▶ DATA PROVIDED:

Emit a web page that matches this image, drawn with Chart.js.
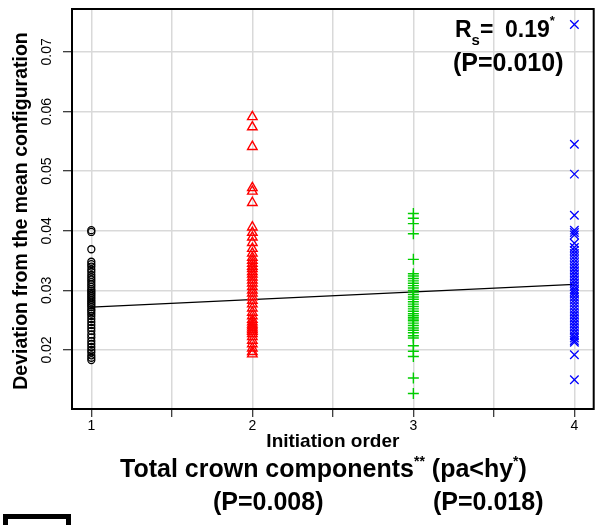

==

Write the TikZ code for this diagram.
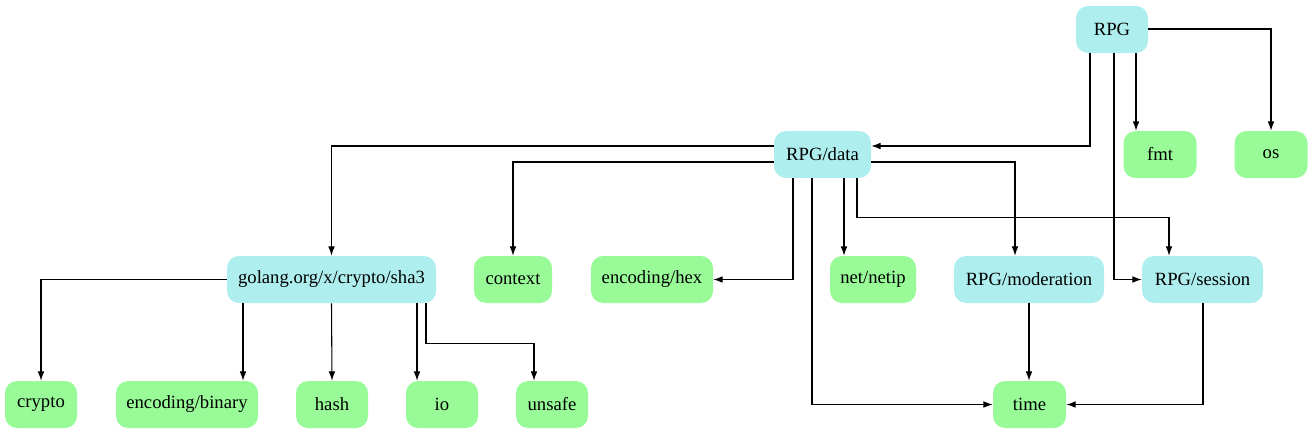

...

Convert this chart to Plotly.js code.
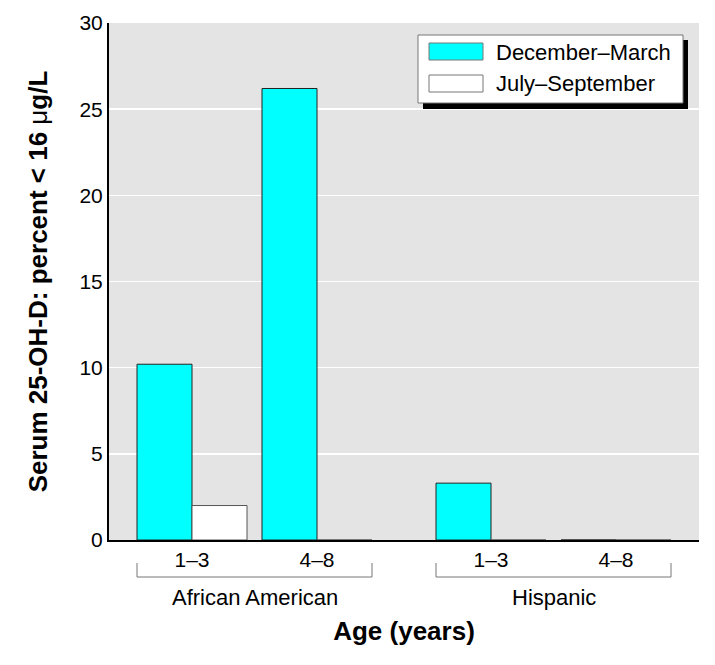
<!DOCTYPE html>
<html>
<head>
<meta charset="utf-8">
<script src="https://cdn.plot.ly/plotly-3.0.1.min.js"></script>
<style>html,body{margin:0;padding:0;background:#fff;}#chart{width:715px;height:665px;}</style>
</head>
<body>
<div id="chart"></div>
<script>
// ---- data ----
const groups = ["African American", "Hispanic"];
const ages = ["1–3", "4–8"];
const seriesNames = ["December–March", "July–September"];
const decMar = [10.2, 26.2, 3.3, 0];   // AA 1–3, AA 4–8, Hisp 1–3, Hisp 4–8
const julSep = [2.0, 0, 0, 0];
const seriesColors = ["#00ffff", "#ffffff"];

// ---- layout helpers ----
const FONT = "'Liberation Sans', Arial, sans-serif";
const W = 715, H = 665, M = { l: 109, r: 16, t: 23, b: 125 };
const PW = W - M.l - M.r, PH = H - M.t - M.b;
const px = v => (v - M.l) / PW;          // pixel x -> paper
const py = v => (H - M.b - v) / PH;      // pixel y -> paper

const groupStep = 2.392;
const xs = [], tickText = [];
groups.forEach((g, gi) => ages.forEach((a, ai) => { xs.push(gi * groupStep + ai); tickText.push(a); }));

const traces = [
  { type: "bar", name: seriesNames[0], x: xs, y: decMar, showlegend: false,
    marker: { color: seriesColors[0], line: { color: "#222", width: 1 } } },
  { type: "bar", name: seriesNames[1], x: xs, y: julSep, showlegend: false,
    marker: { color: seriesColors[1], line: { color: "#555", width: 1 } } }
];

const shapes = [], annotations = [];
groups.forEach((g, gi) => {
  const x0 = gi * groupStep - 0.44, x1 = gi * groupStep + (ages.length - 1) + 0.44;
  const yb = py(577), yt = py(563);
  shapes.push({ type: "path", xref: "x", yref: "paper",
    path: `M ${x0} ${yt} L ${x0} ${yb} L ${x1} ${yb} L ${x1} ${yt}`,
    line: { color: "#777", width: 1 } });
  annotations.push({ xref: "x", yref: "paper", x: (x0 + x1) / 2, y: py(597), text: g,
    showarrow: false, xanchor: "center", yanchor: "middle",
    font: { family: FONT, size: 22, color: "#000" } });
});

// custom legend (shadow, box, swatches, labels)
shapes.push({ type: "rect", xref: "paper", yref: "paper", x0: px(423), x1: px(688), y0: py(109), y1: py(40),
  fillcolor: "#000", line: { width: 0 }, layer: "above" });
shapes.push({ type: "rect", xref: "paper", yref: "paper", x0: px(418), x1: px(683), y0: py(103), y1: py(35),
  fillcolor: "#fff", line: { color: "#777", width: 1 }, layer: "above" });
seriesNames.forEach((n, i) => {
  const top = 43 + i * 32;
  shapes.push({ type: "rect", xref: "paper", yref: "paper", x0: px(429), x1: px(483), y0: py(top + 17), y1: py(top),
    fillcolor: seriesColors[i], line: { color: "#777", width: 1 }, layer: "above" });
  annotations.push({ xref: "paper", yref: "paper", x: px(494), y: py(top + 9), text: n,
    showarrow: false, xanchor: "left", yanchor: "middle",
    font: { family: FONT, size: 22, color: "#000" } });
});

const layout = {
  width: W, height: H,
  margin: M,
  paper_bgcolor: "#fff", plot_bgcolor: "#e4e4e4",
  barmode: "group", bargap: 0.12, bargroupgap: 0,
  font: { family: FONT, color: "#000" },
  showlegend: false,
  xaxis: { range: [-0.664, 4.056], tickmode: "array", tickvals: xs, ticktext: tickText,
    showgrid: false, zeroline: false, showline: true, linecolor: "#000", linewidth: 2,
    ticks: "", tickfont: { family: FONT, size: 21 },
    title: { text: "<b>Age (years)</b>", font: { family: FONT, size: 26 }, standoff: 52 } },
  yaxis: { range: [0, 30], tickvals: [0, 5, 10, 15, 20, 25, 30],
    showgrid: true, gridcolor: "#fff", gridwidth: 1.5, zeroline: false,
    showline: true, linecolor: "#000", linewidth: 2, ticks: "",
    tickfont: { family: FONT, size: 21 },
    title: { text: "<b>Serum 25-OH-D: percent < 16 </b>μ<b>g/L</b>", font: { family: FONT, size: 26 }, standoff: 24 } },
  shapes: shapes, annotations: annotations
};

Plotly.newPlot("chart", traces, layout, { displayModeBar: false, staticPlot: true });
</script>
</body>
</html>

▶ GIVEN INSTRUCTION: Pick out all lines containing the string "code".

▶ EXERCISE SOLUTION:
Write the TikZ code for this diagram.
Convert this chart to Plotly.js code.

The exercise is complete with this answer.